American actor (1894–1967)

William James Fitzpatrick Mahoney (February 5, 1894 – February 9, 1967) was an American vaudevillian performer, stage actor and theatre manager who later had a successful stage career in Australia.

==Early life==
He was born in Helena, Montana, to rancher Michael Fitzpatrick and Mary Moran. His father died when he was two and his mother who had two children, Frank and Mary from a previous marriage, supported the family by holding several jobs.

==Career==
After making his first public appearance at the age of eight in Spokane, Washington, Mahoney along with his brother Frank devised an act called the Mahoney Brothers; they toured the United States, Mexico and Australia. Will Mahoney came to New York in about 1921, and as a tap and clog dancer and singer became a frequent performer in vaudeville there from the mid-1920s, displaying "a disarmingly joyous insouciance and gusto."

In 1930, he first performed his signature act, dancing along an outsize xylophone and playing it with hammers attached to his feet. In 1931, Mahoney was featured in The Earl Carroll Vanities. He had extensive experience on the vaudeville circuit in the US, becoming the highest paid variety star in the country by the early 1930s, when he arrived in Australia with fellow American star and future wife Evie Hayes. They acted in the film Come Up Smiling in 1939, after which he became a theatre manager in Australia of the Cremorne Theatre in Brisbane. The theatre was successful and many of Mahoney's US friends attended including Bob Hope, Jack Benny, Gary Cooper and Artie Shaw, amongst others. Mahoney was also popular in Britain, and performed there on radio. He also made British films.
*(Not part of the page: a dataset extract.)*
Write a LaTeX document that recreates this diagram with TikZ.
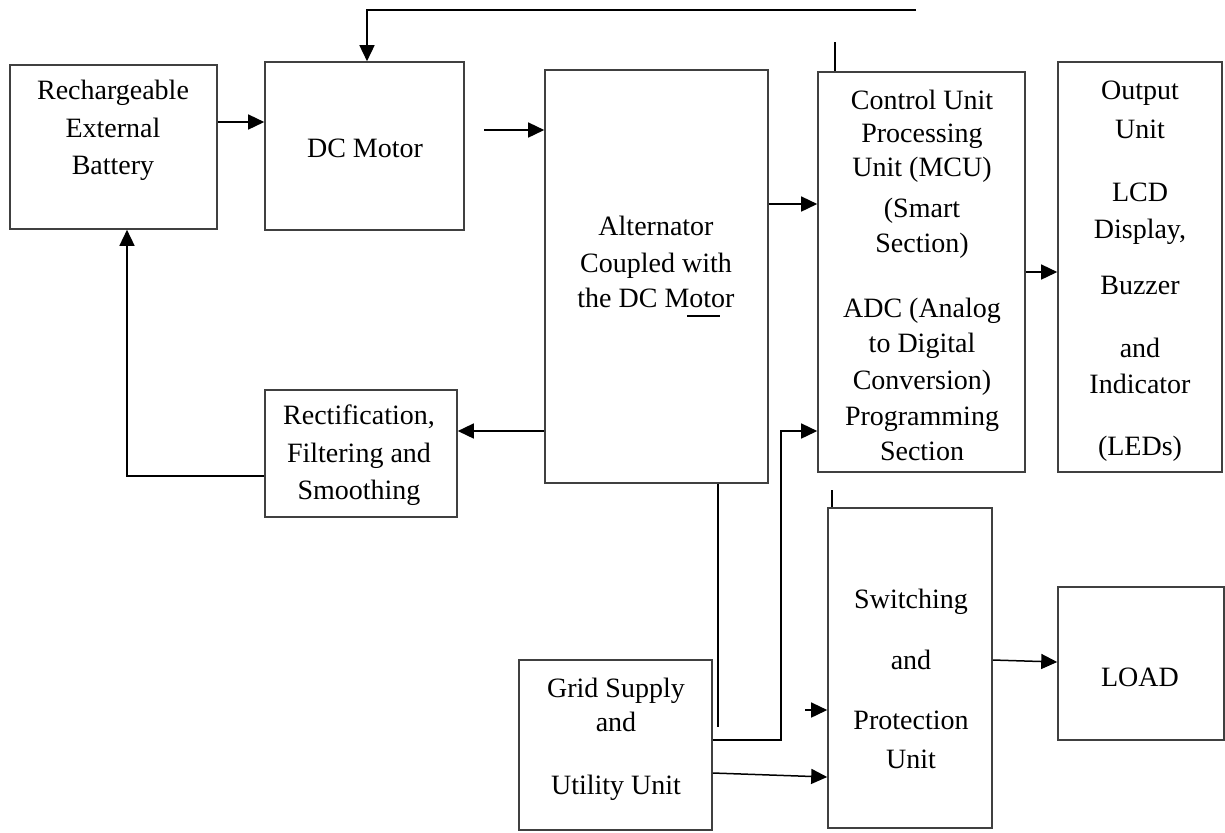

After the war, Mahoney went back to the USA to revitalize his career, being nominated for a Tony Award in 1956 for a revival of Finian's Rainbow before eventually settling permanently in Australia, in Melbourne in 1958, playing in musicals and revues and teaching a generation of young performers. He died in Melbourne on February 9, 1967.

==Personal life==
Mahoney was married three times, he first married at age 21 to Iva Mildred Willis and toured England appearing in films. After his wife's death in 1920 he married Sue Lillian Wilson in 1922, whom he later divorced and then married actress Evie Hayes in 1938 who appeared in his numerous stage show productions. They immigrated to Australia and were featured on the Tivoli Circuit.